→ YOUR INSTRUCTIONS
Count every line of the material that holds the string "this". Respond with the total only.

→ Code that draws figures
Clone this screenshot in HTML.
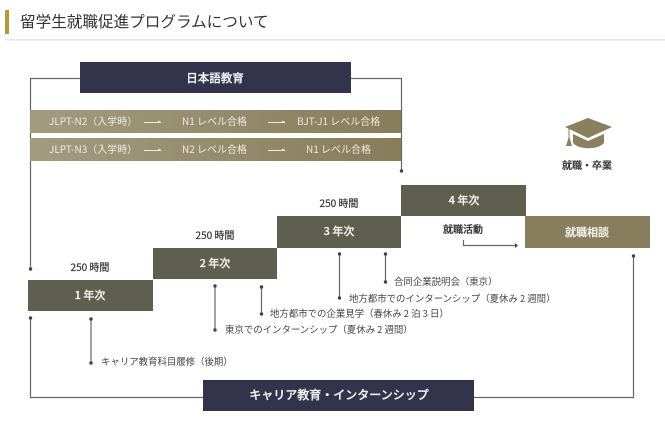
<!DOCTYPE html>
<html lang="ja"><head><meta charset="utf-8"><style>
html,body{margin:0;padding:0;background:#fff}
svg{display:block;font-family:"Noto Sans CJK JP","Liberation Sans",sans-serif;filter:blur(.3px)}
</style></head><body>
<svg width="665" height="425" viewBox="0 0 665 425" xmlns="http://www.w3.org/2000/svg">
<defs><linearGradient id="g"><stop offset="0" stop-color="#a39b80"/><stop offset="1" stop-color="#877d5b"/></linearGradient></defs>
<rect x="5" y="10" width="4" height="24" fill="#b49a3c"/>
<text x="20" y="27" font-size="15.600" fill="#333">留学生就職促進プログラムについて</text>
<rect x="5" y="39" width="660" height="1.500" fill="#e6e6e6"/>
<g fill="none" stroke="#666" stroke-width="1.200">
<path d="M30.500 269V78.500H80M351 78.500H401.500V171"/>
<path d="M30.500 318V397.500H203M474 397.500H633.500V256"/>
<path d="M91 319V363M215 286V330M261.500 287V314M339.500 254V298M385.500 254V282M463.500 240V245.500H515"/>
</g>
<g fill="#444">
<circle cx="30.500" cy="269" r="1.700"/><circle cx="401.500" cy="171" r="1.700"/><circle cx="30.500" cy="318" r="1.700"/><circle cx="91" cy="319" r="1.700"/><circle cx="91" cy="363" r="1.700"/><circle cx="215" cy="286" r="1.700"/><circle cx="215" cy="330" r="1.700"/><circle cx="261.500" cy="287" r="1.700"/><circle cx="261.500" cy="314" r="1.700"/><circle cx="339.500" cy="254" r="1.700"/><circle cx="339.500" cy="298" r="1.700"/><circle cx="385.500" cy="254" r="1.700"/><circle cx="385.500" cy="282" r="1.700"/><circle cx="633.500" cy="256" r="1.700"/>
<path d="M515 243L518 245.500L515 248Z"/>
</g>
<rect x="80" y="62" width="271" height="31" fill="#33344b"/>
<text x="215" y="82" font-size="11.500" font-weight="500" fill="#f2f2f2" stroke="#f2f2f2" stroke-width=".25" text-anchor="middle">日本語教育</text>
<rect x="30" y="110" width="371" height="23" fill="url(#g)"/>
<rect x="30" y="138" width="371" height="23" fill="url(#g)"/>
<g font-size="10" fill="#eeeadf">
<text x="49" y="125">JLPT-N2（入学時）</text><text x="182" y="125">N1 レベル合格</text><text x="297" y="125">BJT-J1 レベル合格</text>
<text x="49" y="153">JLPT-N3（入学時）</text><text x="182" y="153">N2 レベル合格</text><text x="306" y="153">N1 レベル合格</text>
</g>
<g fill="none" stroke="#eeeadf" stroke-width="1">
<path d="M144 122.500H161L158 121M268 122.500H285L282 121M144 150.500H161L158 149M268 150.500H285L282 149"/>
</g>
<rect x="28" y="280" width="125" height="31" fill="#5f5f4f"/>
<rect x="153" y="248" width="124" height="31" fill="#5f5f4f"/>
<rect x="277" y="216" width="124" height="32" fill="#5f5f4f"/>
<rect x="401" y="185" width="125" height="31" fill="#5f5f4f"/>
<rect x="525" y="216" width="125" height="32" fill="#887e5d"/>
<g font-size="11" font-weight="500" fill="#f0efe8" stroke="#f0efe8" stroke-width=".25" text-anchor="middle">
<text x="90" y="299">1 年次</text><text x="215" y="267">2 年次</text><text x="339" y="235">3 年次</text><text x="464" y="204">4 年次</text><text x="587" y="236">就職相談</text>
</g>
<g font-size="10" fill="#333" stroke="#333" stroke-width=".2" text-anchor="middle">
<text x="90" y="271">250 時間</text><text x="215" y="239">250 時間</text><text x="339" y="207">250 時間</text>
<text x="463" y="233" font-weight="500">就職活動</text><text x="587" y="169" font-weight="500">就職・卒業</text>
</g>
<g font-size="9.420" fill="#444">
<text x="394" y="285">合同企業説明会（東京）</text>
<text x="349" y="302">地方都市でのインターンシップ（夏休み 2 週間）</text>
<text x="270" y="317">地方都市での企業見学（春休み 2 泊 3 日）</text>
<text x="225" y="333">東京でのインターンシップ（夏休み 2 週間）</text>
<text x="101" y="365">キャリア教育科目履修（後期）</text>
</g>
<rect x="203" y="380" width="271" height="31" fill="#33344b"/>
<text x="339" y="399" font-size="12" font-weight="500" fill="#f2f2f2" stroke="#f2f2f2" stroke-width=".25" text-anchor="middle">キャリア教育・インターンシップ</text>
<g fill="#8a7f5e">
<path d="M588 118L612 127L588 138L565 127Z"/>
<path d="M573 134L588 141L604 134V143C598 150 579 150 573 143Z"/>
<rect x="568.500" y="128" width="1" height="10"/>
<path d="M569 136L572 146H566Z"/>
</g>
</svg>
</body></html>
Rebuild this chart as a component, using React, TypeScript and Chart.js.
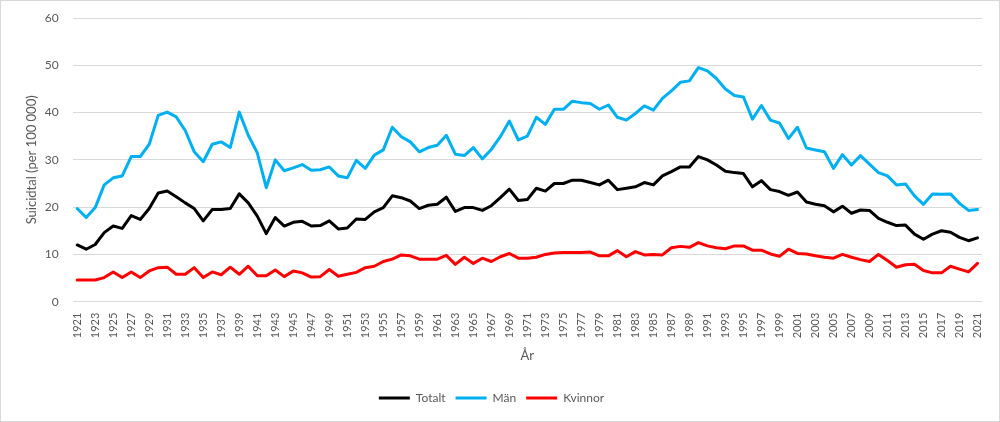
import React, { useEffect, useRef } from "react";
import { Chart, registerables } from "chart.js";

Chart.register(...registerables);

const years: string[] = [];
for (let y = 1921; y <= 2021; y++) years.push(String(y));

const totalt = [
  12.0, 11.1, 12.1, 14.6, 16.0, 15.5, 18.2, 17.4, 19.7, 23.0,
  23.4, 22.2, 20.9, 19.7, 17.1, 19.5, 19.5, 19.7, 22.8, 20.9,
  18.1, 14.4, 17.8, 16.0, 16.8, 17.0, 16.0, 16.1, 17.1, 15.4,
  15.6, 17.5, 17.4, 19.0, 19.9, 22.4, 22.0, 21.3, 19.7, 20.4,
  20.6, 22.1, 19.1, 19.9, 19.9, 19.3, 20.3, 22.0, 23.8, 21.4,
  21.6, 24.0, 23.4, 25.0, 25.0, 25.7, 25.7, 25.2, 24.7, 25.7,
  23.7, 24.0, 24.3, 25.2, 24.7, 26.6, 27.5, 28.5, 28.5, 30.7,
  30.0, 28.9, 27.6, 27.3, 27.1, 24.3, 25.6, 23.7, 23.3, 22.5,
  23.2, 21.1, 20.6, 20.3, 19.0, 20.2, 18.7, 19.4, 19.3, 17.6,
  16.8, 16.1, 16.2, 14.3, 13.2, 14.3, 15.0, 14.7, 13.6, 12.9,
  13.5,
];

const man = [
  19.7, 17.8, 19.9, 24.7, 26.2, 26.6, 30.7, 30.7, 33.3, 39.4,
  40.1, 39.1, 36.2, 31.7, 29.6, 33.3, 33.8, 32.6, 40.1, 35.2,
  31.5, 24.1, 30.0, 27.7, 28.3, 29.0, 27.8, 27.9, 28.5, 26.6,
  26.2, 29.9, 28.2, 31.0, 32.1, 36.9, 34.9, 33.8, 31.7, 32.6,
  33.1, 35.2, 31.2, 30.9, 32.6, 30.2, 32.2, 34.9, 38.2, 34.2,
  35.0, 39.0, 37.5, 40.7, 40.7, 42.4, 42.1, 41.9, 40.7, 41.6,
  39.0, 38.4, 39.8, 41.4, 40.5, 43.0, 44.6, 46.4, 46.7, 49.5,
  48.8, 47.2, 45.0, 43.6, 43.3, 38.6, 41.5, 38.4, 37.8, 34.5,
  36.9, 32.5, 32.1, 31.7, 28.2, 31.1, 28.9, 30.9, 29.1, 27.3,
  26.6, 24.7, 24.9, 22.4, 20.6, 22.8, 22.7, 22.8, 20.8, 19.3,
  19.5,
];

const kvinnor = [
  4.6, 4.6, 4.6, 5.1, 6.3, 5.1, 6.3, 5.1, 6.5, 7.2,
  7.3, 5.8, 5.8, 7.2, 5.1, 6.3, 5.7, 7.3, 5.8, 7.5,
  5.5, 5.5, 6.7, 5.3, 6.5, 6.1, 5.2, 5.3, 6.8, 5.4,
  5.8, 6.2, 7.2, 7.5, 8.5, 9.0, 9.9, 9.7, 9.0, 9.0,
  9.0, 9.8, 7.9, 9.4, 8.1, 9.2, 8.5, 9.5, 10.2, 9.2,
  9.2, 9.4, 10.0, 10.3, 10.4, 10.4, 10.4, 10.5, 9.7, 9.7,
  10.8, 9.5, 10.6, 9.9, 10.0, 9.9, 11.4, 11.7, 11.5, 12.5,
  11.8, 11.4, 11.2, 11.8, 11.8, 10.9, 10.9, 10.1, 9.6, 11.1,
  10.2, 10.1, 9.7, 9.4, 9.2, 10.0, 9.4, 8.9, 8.5, 10.0,
  8.7, 7.3, 7.8, 7.9, 6.6, 6.1, 6.1, 7.5, 6.9, 6.3,
  8.1,
];

const seriesNames = ["Totalt", "Män", "Kvinnor"];
const seriesColors = ["#000000", "#00B0F0", "#FF0000"];
const yTicks = [0, 10, 20, 30, 40, 50, 60];

const FONT = "Lato, 'Open Sans', sans-serif";
const TEXT = "#595959";

export default function App() {
  const ref = useRef<HTMLCanvasElement | null>(null);

  useEffect(() => {
    document.body.style.margin = "0";
    const canvas = ref.current;
    if (!canvas) return;
    const values = [totalt, man, kvinnor];
    const chart = new Chart(canvas, {
      type: "line",
      data: {
        labels: years,
        datasets: seriesNames.map((name, i) => ({
          label: name,
          data: values[i],
          borderColor: seriesColors[i],
          backgroundColor: seriesColors[i],
          borderWidth: 3,
          pointRadius: 0,
          tension: 0,
          borderJoinStyle: "round" as const,
          borderCapStyle: "round" as const,
        })),
      },
      options: {
        responsive: false,
        animation: false,
        layout: { padding: { top: 17, right: 17, left: 0, bottom: 7 } },
        plugins: {
          tooltip: { enabled: false },
          legend: {
            position: "bottom",
            labels: {
              boxWidth: 31,
              boxHeight: 3,
              padding: 10,
              color: TEXT,
              font: { family: FONT, size: 12 },
              generateLabels: (c: any) =>
                Chart.defaults.plugins.legend.labels
                  .generateLabels(c)
                  .map((l: any) => ({ ...l, fillStyle: l.strokeStyle, lineWidth: 0 })),
            },
          },
        },
        scales: {
          x: {
            type: "category",
            offset: true,
            grid: { display: false, drawTicks: false },
            border: { display: false },
            ticks: {
              autoSkip: false,
              minRotation: 90,
              maxRotation: 90,
              padding: 11,
              color: TEXT,
              font: { family: FONT, size: 11 },
              callback: function (this: any, value: any, index: number) {
                return index % 2 === 0 ? this.getLabelForValue(value) : "";
              },
            },
            title: {
              display: true,
              text: "År",
              color: TEXT,
              font: { family: FONT, size: 13 },
              padding: { top: 4, bottom: 18 },
            },
            afterFit: (scale: any) => {
              scale.height = 80.3;
              scale.paddingLeft = 0;
              scale.paddingRight = 0;
            },
          },
          y: {
            min: 0,
            max: 60,
            afterBuildTicks: (scale: any) => {
              scale.ticks = yTicks.map((v) => ({ value: v }));
            },
            grid: { color: "#D9D9D9", lineWidth: 1, drawTicks: false },
            border: { display: false },
            ticks: {
              padding: 14,
              color: TEXT,
              font: { family: FONT, size: 12 },
            },
            title: {
              display: true,
              text: "Suicidtal (per 100 000)",
              color: TEXT,
              font: { family: FONT, size: 13 },
              padding: { top: 23, bottom: 4 },
            },
            afterFit: (scale: any) => {
              scale.width = 71.7;
              scale.paddingTop = 0;
              scale.paddingBottom = 0;
            },
          },
        },
      },
    });
    return () => chart.destroy();
  }, []);

  return (
    <div
      style={{
        width: 1000,
        height: 422,
        boxSizing: "border-box",
        border: "1px solid #D9D9D9",
        background: "#FFFFFF",
      }}
    >
      <canvas ref={ref} width={998} height={420} style={{ display: "block" }} />
    </div>
  );
}
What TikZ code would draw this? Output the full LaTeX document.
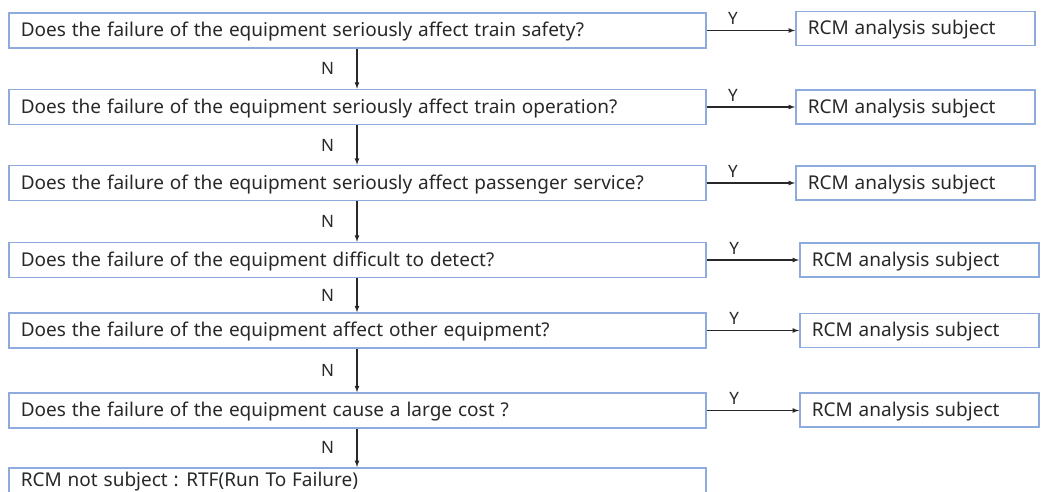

→ EXERCISE RESPONSE
5